If you read Lee’s article, I think he was relating the Toisanese of his urban experiences of growing up in San Francisco’s Chinatown. The Toisanese of my experience was spoken by Central Valley California Chinese and Chinese relatives that didn’t go around swearing all the time. After all, half of them were our grandmothers, mothers, and aunts that spoke in polite family conversations.

So am I multilingual? Sadly, not so much anymore. When I was taking Spanish in school, I envied the native Spanish speakers that could draw upon their experiences. Why wasn’t there Toisanese classes? Even the Chinese schools that many of my fellow Chinese speakers in San Francisco went to were not teaching Toisanese.

Thankfully, there are some people that are now trying to teach Toisanese over the Internet. I thought I heard that there are even some in person classes being taught in New York's Chinatown. Even though the language may be losing ground in China, there are numerous videos and websites on the Internet that are trying to keep the language alive. Here are just a few of the ones that I found.

If you do a Google search for learning Taishanese, you’ll likely come across the inspirlang.com website. They have a pretty good introductory page where you’ll learn some basics. If you want to take their 50 lesson course (click here to see the lesson plan and to register), you’ll need to sign up for it. I have not tried this yet, but it’s supposed to be free.

The website podomatic.com has free podcasts for learning Taishanese that are created by the inspirlang.com creators. Each segment is two to four minutes in length and they currently have 84 episodes that go all the way back to February of 2018.

Another website that has some audio for learning Taishanese without needing to sign up is kimavi.com. Their phrasebook, numbers, and alphabets sections (I don’t know what this means exactly since Chinese doesn’t have an alphabet as we know it) all have audio. However, their visual dictionary does not appear to have any spoken words (only transliterated words and Chinese characters).

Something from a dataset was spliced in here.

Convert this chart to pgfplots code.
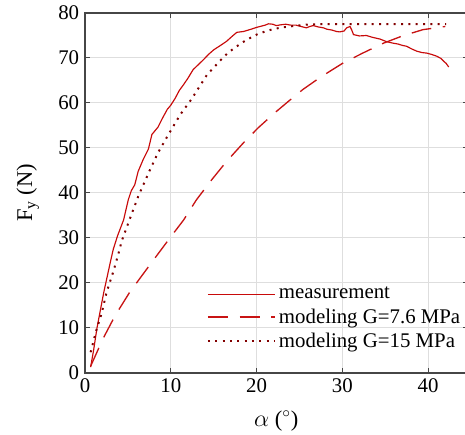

Note that the kimavi.com website has many other languages that it tries to teach – many are Asian including Hindi, Punjabi, Gujarati, Bengali, Telugu, Sanskrit, Urdu, Korean, Pashto, Cantonese, Malayalam, Japanese, Persian, Marathi, Tamil, Kannada, Vietnamese, Thai, Tagalog, Indonesian, Malay, Chinese, and Napali. Have a look.

The last one that I will mention is a Toisanese dictionary website – Stephen-li.com. It’s not perfect, but it seems to be pretty functional for translating English into Toisanese. Check it out.

I think I’ll make the effort to look at these websites again even if I don’t plan to ever use Toisanese. When I’m missing my relatives that are no longer with me, I’ll have a listen and try to remember.